ROAS vs ROI
ROAS and ROI both ask: was the spend worth it? ROAS is the marketing-channel version; ROI is the broader business answer.
The key difference: ROAS is revenue per ad dollar; ROI is profit per dollar invested, after all costs are stripped out.
| Dimension | ROAS | ROI |
|---|---|---|
| What it measures | Revenue ÷ ad spend | (Profit − cost) ÷ cost |
| Cost basis | Ad spend only | All costs — COGS, ops, salaries |
| Typical user | Performance marketers | CFO, exec team, investors |
| Expressed as | A ratio (e.g. 4:1) or multiple | A percentage |
| Time frame | Per campaign, per channel | Per project, per quarter, per year |
When to use ROAS
Use ROAS to compare ad campaigns and channels in real time.
When to use ROI
Use ROI to evaluate whether a whole investment — campaign, product, hire — earned back its true cost.
FAQs
Can a campaign have great ROAS but bad ROI?
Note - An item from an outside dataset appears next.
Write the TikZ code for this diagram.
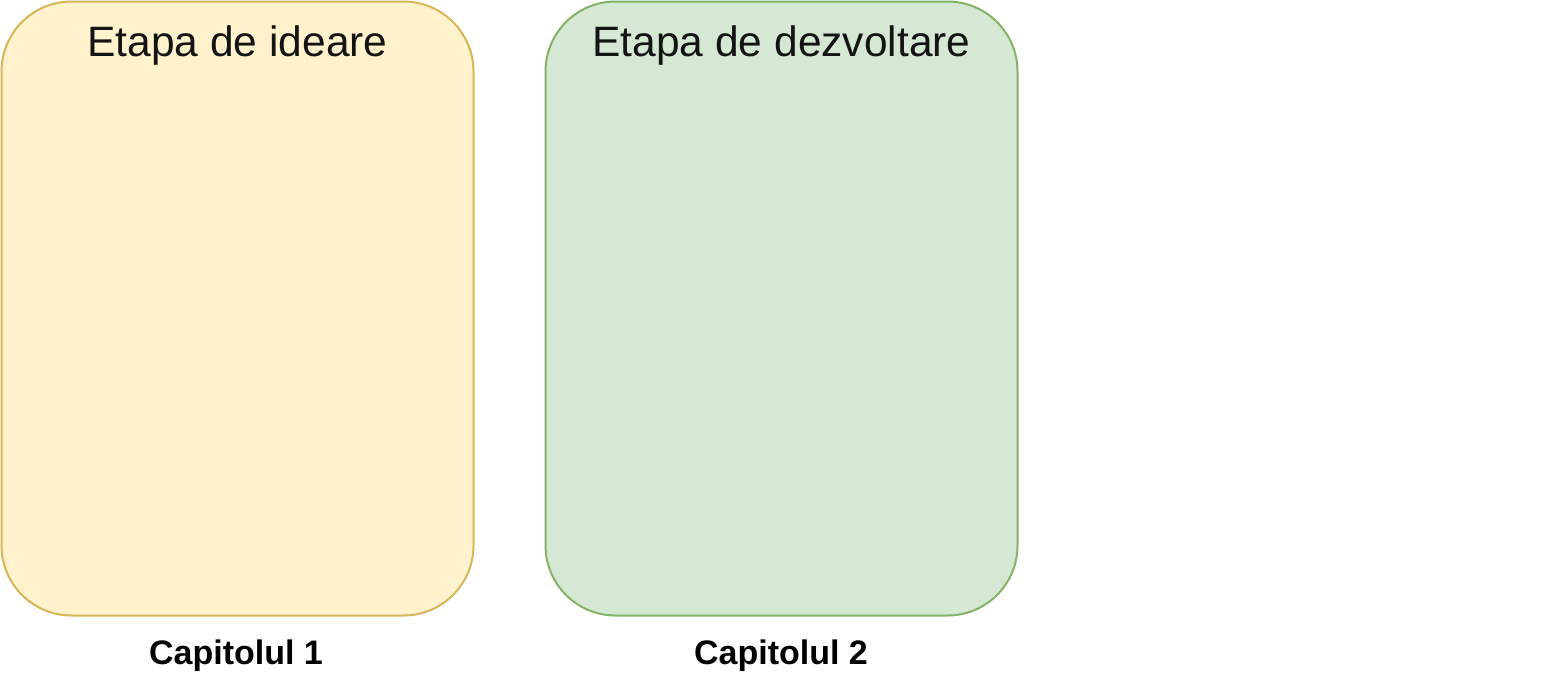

Absolutely. A 5:1 ROAS can still lose money once you add COGS, fulfilment, support and overhead. Margin eats the gap.
What's a good ROAS?
It depends on margin. A 70% margin business can run profitably at 2:1; a thin-margin DTC brand often needs 4–6:1 to break even.
Which should I report to the board?
ROI — it answers the question that matters: did the money come back. Keep ROAS for the marketing team's own optimisation.